What is being asked: Give again, word for word, the lines below that run from the line with "Recreate this image" through the line with "0.0005, 0.0001, 0.0]". Drop the pictures.

[Rows from a dataset of charts and code]
--- BEGIN ---
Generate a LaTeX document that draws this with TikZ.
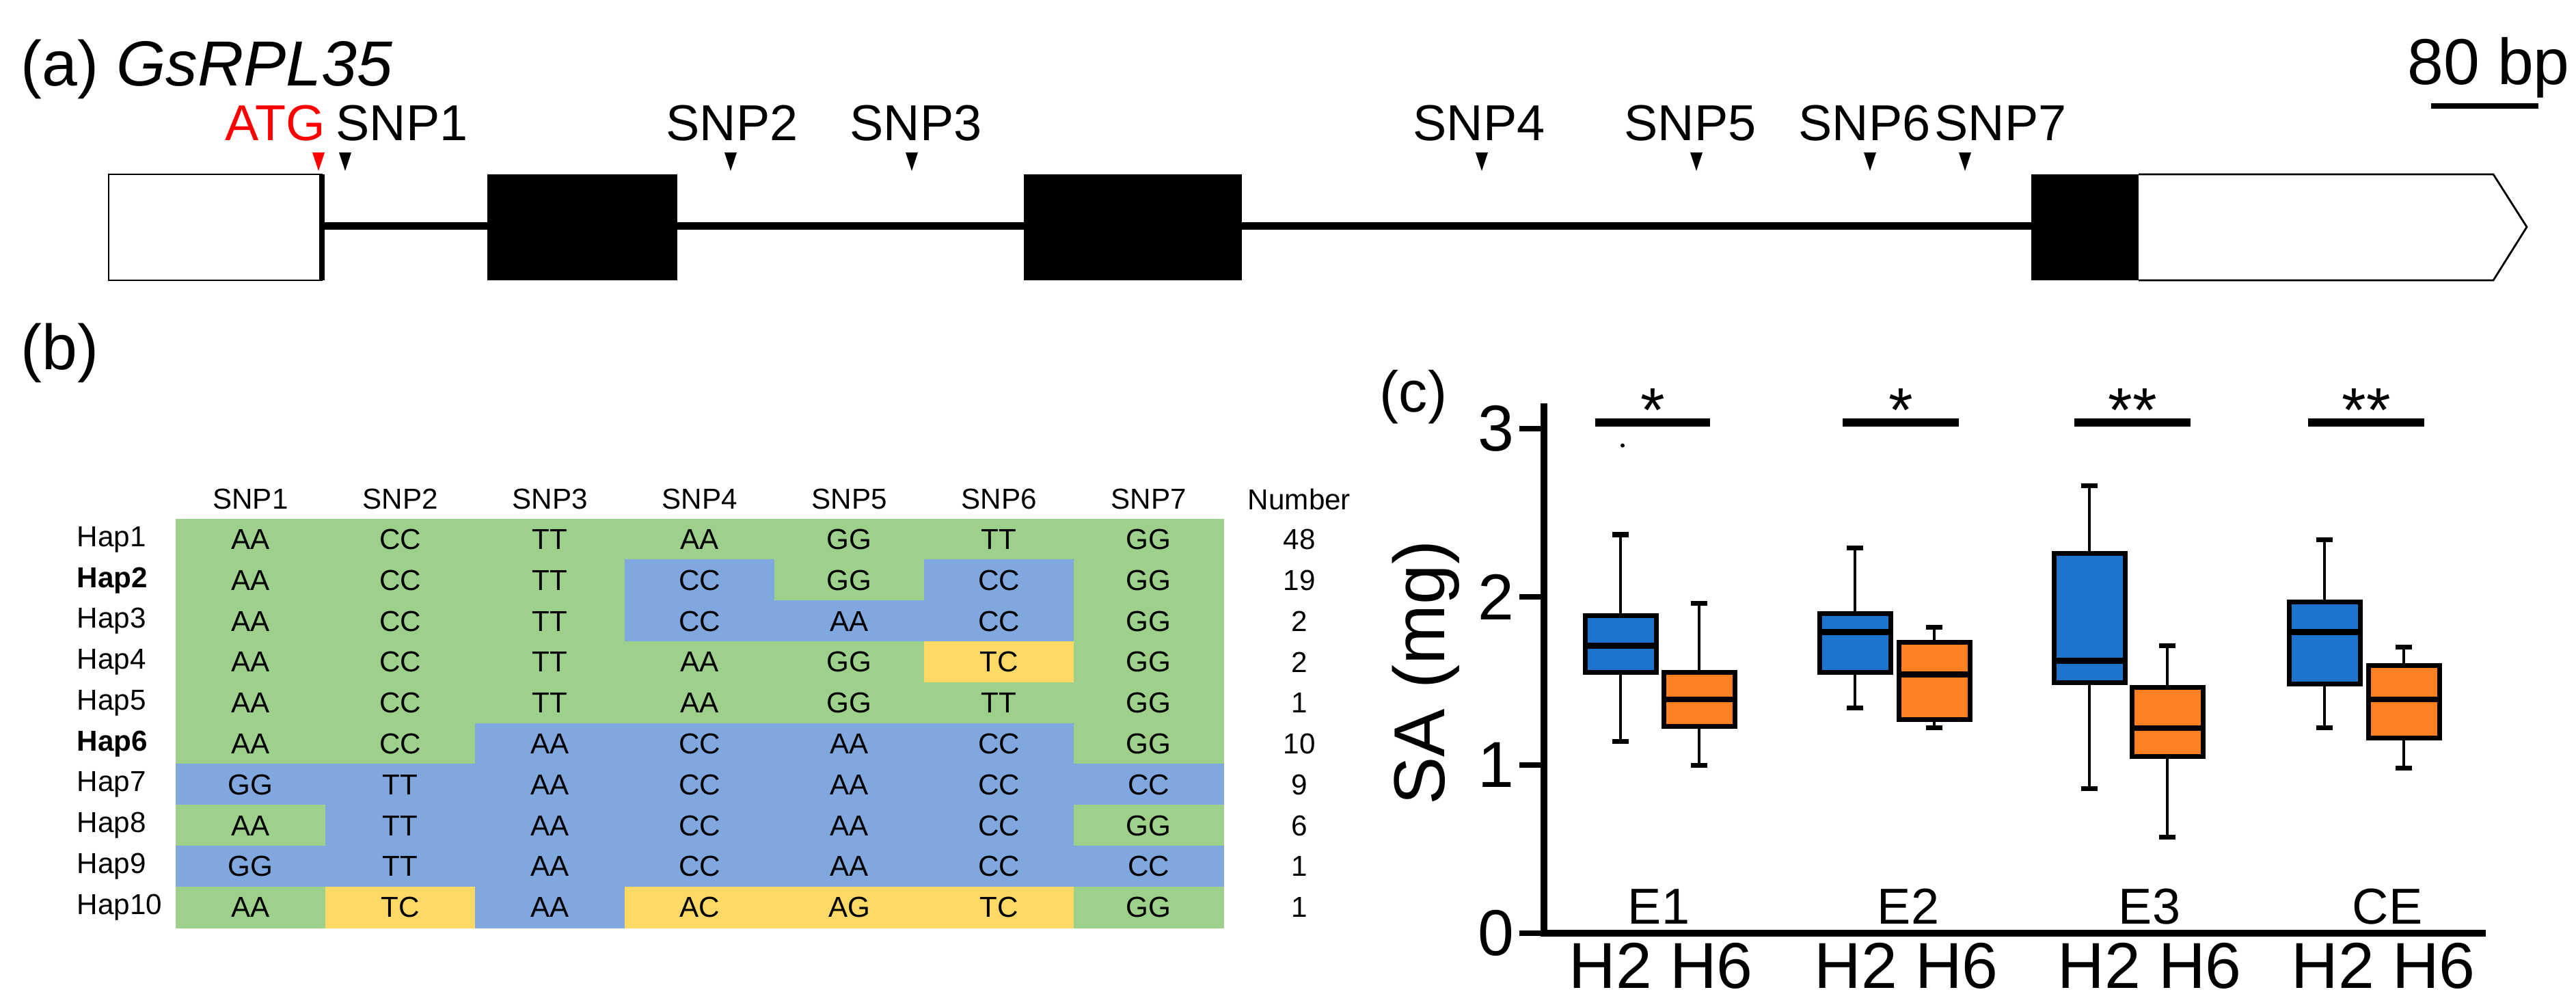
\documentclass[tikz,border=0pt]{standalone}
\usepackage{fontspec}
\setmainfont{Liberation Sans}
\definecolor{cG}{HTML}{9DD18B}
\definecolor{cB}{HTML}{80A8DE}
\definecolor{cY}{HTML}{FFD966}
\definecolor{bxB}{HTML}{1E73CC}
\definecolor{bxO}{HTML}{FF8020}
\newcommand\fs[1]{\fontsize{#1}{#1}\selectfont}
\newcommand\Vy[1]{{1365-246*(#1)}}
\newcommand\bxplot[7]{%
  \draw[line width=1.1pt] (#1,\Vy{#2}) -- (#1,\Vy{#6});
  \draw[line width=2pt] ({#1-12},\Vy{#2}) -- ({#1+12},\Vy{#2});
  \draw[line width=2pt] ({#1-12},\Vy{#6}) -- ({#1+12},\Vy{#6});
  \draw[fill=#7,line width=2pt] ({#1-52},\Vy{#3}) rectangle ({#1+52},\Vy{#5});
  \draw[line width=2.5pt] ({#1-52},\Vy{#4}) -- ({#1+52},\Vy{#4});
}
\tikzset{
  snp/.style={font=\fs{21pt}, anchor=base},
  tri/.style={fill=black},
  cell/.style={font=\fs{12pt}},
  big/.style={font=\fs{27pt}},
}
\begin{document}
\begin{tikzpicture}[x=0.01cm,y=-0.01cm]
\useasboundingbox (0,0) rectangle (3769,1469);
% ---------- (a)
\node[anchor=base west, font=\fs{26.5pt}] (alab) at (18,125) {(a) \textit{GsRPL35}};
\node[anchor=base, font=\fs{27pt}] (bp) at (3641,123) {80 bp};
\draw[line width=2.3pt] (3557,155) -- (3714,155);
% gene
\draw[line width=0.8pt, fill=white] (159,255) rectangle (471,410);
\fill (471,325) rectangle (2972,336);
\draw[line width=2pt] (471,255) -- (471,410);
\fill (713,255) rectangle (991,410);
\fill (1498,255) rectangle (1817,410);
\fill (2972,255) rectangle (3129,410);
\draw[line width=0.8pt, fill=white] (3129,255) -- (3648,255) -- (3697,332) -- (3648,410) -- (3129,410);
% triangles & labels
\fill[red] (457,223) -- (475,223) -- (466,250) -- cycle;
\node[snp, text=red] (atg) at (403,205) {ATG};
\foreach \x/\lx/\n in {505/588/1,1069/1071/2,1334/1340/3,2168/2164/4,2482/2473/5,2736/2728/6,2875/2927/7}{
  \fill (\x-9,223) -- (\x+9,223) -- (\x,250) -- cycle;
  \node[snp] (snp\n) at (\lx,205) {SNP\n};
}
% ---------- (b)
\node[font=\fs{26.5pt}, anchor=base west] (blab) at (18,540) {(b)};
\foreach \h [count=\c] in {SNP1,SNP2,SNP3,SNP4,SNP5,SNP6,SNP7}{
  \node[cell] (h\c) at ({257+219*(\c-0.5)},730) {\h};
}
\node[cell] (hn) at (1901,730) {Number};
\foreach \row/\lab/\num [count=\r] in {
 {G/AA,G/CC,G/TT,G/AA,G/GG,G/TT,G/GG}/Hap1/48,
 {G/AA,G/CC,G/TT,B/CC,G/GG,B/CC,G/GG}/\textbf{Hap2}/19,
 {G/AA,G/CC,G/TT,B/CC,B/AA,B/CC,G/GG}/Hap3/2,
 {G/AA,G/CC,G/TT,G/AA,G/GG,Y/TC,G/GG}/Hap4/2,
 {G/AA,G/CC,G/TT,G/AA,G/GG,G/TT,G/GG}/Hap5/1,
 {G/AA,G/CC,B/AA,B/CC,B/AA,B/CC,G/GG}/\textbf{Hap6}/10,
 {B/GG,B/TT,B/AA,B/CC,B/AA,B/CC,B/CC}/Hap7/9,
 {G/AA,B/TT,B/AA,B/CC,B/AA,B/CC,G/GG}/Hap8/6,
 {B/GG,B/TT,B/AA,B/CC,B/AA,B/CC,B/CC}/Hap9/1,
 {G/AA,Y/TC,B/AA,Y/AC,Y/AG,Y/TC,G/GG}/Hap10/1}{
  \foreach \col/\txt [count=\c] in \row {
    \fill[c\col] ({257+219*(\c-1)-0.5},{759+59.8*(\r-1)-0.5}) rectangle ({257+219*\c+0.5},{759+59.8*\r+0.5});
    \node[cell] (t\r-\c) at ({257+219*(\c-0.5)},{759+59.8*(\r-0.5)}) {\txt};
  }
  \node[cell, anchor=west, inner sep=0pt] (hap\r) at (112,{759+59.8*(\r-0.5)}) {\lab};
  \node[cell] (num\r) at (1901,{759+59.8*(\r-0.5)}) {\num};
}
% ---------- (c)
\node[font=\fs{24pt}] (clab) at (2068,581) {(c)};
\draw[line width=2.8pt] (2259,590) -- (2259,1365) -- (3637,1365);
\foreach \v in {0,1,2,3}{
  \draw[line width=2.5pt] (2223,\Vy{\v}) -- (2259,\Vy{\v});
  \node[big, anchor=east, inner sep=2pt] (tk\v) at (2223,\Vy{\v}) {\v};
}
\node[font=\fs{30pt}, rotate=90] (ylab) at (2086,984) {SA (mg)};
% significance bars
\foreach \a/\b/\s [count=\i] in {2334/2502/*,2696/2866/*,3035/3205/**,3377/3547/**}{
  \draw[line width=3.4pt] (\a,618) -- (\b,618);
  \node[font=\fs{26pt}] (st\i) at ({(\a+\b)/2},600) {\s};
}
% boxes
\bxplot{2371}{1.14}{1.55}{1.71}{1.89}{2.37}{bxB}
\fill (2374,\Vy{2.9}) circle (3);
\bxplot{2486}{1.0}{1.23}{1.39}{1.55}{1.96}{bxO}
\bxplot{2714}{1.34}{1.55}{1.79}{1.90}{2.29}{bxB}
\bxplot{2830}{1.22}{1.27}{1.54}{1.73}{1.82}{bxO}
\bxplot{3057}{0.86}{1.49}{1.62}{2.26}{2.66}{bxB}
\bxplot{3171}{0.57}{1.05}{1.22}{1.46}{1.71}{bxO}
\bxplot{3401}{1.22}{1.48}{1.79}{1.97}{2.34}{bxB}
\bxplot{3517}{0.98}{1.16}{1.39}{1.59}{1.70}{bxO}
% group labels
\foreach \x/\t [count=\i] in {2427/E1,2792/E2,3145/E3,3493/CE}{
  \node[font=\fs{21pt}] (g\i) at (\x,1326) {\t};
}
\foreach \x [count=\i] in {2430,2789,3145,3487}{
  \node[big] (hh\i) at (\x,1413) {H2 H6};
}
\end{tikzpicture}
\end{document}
--- END ---
--- BEGIN ---
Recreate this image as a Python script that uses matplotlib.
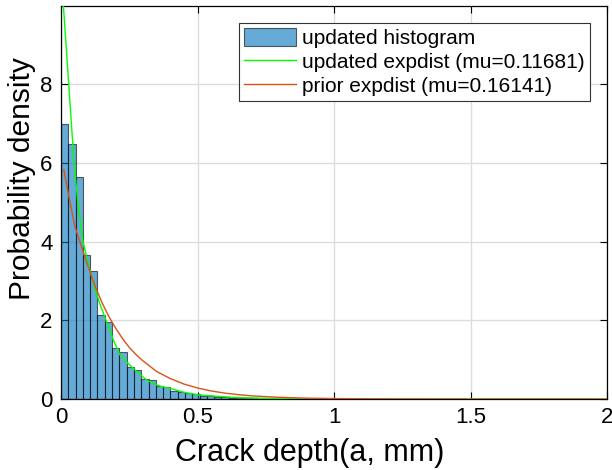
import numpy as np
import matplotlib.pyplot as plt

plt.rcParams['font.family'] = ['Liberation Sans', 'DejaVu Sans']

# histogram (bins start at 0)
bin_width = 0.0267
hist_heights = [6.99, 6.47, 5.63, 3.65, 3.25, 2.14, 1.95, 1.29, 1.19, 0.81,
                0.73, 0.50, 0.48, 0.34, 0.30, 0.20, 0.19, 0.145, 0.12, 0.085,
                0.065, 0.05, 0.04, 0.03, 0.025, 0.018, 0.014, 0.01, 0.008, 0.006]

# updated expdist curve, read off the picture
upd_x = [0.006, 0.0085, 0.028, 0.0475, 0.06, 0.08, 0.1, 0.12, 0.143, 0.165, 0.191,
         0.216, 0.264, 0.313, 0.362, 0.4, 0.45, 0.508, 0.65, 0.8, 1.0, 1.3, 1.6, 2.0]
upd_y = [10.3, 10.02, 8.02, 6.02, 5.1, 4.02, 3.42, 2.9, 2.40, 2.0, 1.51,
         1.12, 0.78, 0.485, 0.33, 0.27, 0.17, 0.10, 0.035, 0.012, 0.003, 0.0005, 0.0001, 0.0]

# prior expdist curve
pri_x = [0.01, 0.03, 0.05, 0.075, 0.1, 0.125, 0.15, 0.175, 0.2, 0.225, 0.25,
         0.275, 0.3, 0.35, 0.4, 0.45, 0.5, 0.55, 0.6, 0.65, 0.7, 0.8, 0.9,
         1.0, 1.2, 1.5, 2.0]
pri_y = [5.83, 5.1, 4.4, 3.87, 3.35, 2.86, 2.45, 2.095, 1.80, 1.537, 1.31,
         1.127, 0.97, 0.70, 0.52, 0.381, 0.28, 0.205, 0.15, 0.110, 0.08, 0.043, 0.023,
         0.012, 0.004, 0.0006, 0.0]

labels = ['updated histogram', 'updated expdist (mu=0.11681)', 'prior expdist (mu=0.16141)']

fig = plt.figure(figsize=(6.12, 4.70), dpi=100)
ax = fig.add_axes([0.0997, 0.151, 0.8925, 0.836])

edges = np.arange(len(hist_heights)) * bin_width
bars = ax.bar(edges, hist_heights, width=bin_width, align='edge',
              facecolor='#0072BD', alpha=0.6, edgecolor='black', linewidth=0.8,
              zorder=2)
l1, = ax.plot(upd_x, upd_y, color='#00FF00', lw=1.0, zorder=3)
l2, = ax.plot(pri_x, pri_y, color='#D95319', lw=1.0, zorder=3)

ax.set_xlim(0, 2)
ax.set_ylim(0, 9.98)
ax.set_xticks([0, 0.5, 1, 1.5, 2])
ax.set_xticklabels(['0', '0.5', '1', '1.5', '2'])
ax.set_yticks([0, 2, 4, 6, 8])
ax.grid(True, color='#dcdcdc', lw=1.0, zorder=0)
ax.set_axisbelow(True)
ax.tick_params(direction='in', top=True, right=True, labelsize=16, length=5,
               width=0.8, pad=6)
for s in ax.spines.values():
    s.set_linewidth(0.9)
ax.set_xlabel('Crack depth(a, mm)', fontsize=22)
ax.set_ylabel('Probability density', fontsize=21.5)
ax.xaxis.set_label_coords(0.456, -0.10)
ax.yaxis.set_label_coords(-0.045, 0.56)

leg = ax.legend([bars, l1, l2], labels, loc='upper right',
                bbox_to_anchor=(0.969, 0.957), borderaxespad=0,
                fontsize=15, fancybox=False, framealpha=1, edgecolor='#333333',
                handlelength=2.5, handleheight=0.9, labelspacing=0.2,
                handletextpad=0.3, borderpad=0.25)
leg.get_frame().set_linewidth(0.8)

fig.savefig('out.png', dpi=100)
--- END ---
--- BEGIN ---
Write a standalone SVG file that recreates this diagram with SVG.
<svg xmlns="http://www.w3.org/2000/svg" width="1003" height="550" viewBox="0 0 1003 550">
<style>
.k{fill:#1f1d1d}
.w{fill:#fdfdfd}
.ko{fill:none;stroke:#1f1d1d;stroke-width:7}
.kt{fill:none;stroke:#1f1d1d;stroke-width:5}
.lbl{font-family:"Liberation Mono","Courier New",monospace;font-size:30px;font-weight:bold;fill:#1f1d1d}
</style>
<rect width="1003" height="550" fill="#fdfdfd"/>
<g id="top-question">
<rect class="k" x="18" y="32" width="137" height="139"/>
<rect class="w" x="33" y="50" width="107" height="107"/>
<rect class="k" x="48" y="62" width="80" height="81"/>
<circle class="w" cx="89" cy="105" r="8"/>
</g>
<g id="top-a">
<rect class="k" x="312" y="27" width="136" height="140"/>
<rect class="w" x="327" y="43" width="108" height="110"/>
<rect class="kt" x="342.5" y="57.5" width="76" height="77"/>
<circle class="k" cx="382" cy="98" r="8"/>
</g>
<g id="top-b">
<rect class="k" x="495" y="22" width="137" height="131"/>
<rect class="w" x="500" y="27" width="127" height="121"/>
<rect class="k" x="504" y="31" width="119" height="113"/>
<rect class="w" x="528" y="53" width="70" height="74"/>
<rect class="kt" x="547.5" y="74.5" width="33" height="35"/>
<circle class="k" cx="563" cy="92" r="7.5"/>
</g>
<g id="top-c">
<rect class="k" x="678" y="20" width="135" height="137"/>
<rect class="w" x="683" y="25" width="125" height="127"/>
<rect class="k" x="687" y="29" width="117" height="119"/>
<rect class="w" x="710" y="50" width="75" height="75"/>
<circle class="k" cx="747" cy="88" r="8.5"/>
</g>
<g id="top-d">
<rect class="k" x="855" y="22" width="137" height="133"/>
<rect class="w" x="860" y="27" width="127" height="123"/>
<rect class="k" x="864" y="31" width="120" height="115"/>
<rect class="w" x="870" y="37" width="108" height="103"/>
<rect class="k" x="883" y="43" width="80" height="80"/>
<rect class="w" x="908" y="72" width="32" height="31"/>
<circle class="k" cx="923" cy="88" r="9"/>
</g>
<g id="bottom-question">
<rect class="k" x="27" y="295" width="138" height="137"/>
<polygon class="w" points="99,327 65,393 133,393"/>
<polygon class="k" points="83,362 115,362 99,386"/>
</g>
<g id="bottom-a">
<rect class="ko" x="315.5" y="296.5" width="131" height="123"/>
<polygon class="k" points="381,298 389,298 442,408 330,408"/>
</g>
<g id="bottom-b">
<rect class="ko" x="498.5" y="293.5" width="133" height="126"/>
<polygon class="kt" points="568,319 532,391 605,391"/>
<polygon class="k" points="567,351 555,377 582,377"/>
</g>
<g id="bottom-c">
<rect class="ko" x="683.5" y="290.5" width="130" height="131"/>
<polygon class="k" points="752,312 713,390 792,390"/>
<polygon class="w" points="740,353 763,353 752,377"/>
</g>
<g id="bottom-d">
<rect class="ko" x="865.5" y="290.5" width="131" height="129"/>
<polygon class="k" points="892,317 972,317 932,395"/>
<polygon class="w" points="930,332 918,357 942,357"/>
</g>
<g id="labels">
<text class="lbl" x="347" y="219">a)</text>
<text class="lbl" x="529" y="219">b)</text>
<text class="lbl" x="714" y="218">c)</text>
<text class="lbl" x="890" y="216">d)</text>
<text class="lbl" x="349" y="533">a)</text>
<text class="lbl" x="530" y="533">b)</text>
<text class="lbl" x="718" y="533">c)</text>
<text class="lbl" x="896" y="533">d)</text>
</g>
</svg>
--- END ---
Finished exercise:
Recreate this image as a Python script that uses matplotlib.
import numpy as np
import matplotlib.pyplot as plt

plt.rcParams['font.family'] = ['Liberation Sans', 'DejaVu Sans']

# histogram (bins start at 0)
bin_width = 0.0267
hist_heights = [6.99, 6.47, 5.63, 3.65, 3.25, 2.14, 1.95, 1.29, 1.19, 0.81,
                0.73, 0.50, 0.48, 0.34, 0.30, 0.20, 0.19, 0.145, 0.12, 0.085,
                0.065, 0.05, 0.04, 0.03, 0.025, 0.018, 0.014, 0.01, 0.008, 0.006]

# updated expdist curve, read off the picture
upd_x = [0.006, 0.0085, 0.028, 0.0475, 0.06, 0.08, 0.1, 0.12, 0.143, 0.165, 0.191,
         0.216, 0.264, 0.313, 0.362, 0.4, 0.45, 0.508, 0.65, 0.8, 1.0, 1.3, 1.6, 2.0]
upd_y = [10.3, 10.02, 8.02, 6.02, 5.1, 4.02, 3.42, 2.9, 2.40, 2.0, 1.51,
         1.12, 0.78, 0.485, 0.33, 0.27, 0.17, 0.10, 0.035, 0.012, 0.003, 0.0005, 0.0001, 0.0]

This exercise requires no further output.